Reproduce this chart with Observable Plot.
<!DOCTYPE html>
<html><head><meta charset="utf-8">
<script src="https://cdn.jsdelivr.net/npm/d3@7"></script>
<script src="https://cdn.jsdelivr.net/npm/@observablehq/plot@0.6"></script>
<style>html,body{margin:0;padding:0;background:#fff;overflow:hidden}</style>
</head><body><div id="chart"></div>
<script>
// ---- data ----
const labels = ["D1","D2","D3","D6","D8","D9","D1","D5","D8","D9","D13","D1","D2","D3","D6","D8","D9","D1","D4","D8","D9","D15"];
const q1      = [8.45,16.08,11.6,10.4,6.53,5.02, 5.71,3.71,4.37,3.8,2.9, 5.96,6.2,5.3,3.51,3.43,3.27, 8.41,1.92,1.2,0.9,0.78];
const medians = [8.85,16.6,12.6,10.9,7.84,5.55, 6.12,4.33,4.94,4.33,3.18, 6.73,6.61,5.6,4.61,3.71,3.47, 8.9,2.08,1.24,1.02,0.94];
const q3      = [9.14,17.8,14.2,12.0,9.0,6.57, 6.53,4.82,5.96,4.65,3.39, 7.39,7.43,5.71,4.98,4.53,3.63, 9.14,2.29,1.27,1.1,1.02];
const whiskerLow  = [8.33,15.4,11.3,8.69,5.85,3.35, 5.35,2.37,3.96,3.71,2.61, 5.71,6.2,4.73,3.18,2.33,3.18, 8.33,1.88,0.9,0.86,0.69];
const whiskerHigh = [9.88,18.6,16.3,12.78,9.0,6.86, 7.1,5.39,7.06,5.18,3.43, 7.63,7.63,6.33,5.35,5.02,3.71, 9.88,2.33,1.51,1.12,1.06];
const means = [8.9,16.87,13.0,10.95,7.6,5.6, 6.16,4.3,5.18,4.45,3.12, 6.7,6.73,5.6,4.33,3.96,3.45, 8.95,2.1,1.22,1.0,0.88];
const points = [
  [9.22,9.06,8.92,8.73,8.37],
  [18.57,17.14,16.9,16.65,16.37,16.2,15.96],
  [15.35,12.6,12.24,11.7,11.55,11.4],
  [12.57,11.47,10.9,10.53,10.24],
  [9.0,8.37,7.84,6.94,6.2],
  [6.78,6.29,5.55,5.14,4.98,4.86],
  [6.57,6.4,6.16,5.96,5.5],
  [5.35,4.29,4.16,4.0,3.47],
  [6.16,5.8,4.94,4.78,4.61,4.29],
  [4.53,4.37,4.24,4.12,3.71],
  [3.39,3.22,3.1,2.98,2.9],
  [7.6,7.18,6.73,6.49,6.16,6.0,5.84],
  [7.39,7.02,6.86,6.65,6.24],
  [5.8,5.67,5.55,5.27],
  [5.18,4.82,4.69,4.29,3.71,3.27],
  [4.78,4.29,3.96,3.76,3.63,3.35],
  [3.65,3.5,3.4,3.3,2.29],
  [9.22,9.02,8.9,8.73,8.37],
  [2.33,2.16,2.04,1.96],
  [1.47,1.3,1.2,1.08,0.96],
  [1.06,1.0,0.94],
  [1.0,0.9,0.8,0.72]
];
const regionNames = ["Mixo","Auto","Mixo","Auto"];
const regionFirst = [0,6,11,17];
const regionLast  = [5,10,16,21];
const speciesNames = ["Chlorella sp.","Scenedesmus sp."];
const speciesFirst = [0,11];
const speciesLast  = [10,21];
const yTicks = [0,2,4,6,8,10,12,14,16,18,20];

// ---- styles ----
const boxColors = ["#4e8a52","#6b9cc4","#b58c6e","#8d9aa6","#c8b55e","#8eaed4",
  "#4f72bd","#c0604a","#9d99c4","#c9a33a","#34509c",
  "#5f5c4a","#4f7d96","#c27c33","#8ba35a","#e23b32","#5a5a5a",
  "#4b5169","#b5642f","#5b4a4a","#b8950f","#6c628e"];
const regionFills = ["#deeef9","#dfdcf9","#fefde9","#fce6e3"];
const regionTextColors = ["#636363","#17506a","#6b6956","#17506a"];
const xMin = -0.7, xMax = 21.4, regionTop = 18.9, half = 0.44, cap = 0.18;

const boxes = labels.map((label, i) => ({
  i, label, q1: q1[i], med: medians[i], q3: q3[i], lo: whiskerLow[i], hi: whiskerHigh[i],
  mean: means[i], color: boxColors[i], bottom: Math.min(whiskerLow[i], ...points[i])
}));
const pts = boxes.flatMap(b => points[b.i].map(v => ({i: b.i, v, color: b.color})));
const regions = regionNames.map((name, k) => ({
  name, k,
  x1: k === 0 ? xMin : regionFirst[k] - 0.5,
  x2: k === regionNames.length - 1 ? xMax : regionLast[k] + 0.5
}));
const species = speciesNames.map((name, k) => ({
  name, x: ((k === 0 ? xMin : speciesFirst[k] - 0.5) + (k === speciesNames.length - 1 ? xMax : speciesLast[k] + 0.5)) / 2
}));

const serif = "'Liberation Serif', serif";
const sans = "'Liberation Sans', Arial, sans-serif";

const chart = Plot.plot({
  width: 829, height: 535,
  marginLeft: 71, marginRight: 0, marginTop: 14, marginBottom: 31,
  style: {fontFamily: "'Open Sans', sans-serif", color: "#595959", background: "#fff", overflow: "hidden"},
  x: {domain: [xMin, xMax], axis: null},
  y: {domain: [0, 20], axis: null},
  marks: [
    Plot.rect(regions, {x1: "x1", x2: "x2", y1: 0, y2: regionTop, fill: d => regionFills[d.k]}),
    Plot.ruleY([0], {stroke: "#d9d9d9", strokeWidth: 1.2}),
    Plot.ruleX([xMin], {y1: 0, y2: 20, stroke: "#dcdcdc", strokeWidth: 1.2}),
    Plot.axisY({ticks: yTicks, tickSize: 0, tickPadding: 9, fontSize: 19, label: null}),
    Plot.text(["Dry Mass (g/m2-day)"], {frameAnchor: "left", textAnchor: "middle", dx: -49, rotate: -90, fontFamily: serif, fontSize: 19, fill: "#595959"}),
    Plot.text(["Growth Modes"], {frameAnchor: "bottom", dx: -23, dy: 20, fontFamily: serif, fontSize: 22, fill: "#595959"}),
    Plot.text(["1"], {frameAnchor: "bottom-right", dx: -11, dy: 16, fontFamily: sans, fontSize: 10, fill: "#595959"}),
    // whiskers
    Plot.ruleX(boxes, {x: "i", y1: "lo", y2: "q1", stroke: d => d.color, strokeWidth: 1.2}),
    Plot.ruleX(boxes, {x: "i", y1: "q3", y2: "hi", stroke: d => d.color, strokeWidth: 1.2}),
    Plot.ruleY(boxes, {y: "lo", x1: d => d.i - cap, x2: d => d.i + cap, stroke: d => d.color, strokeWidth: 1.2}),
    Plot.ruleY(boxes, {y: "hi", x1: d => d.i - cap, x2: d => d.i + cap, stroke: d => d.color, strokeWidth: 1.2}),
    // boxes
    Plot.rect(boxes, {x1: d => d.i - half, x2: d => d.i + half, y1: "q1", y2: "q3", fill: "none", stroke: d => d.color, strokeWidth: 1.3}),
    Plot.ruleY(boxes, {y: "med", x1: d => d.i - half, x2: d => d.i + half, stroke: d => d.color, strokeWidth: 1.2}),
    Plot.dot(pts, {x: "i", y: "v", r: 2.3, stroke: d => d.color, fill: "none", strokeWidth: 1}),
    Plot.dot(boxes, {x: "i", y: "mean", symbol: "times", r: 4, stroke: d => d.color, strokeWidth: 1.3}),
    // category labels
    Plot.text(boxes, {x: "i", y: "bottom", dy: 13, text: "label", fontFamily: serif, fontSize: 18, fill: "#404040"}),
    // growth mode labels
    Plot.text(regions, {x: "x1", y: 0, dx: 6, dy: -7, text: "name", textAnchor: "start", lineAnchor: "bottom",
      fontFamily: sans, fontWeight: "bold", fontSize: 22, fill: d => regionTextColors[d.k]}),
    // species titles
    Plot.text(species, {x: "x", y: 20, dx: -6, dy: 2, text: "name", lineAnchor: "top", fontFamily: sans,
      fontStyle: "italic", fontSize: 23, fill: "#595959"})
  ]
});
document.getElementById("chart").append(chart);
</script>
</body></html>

※

Which lines contain the word "chart"? Copy each of them.

Reproduce this chart with Observable Plot.
</head><body><div id="chart"></div>
const chart = Plot.plot({
document.getElementById("chart").append(chart);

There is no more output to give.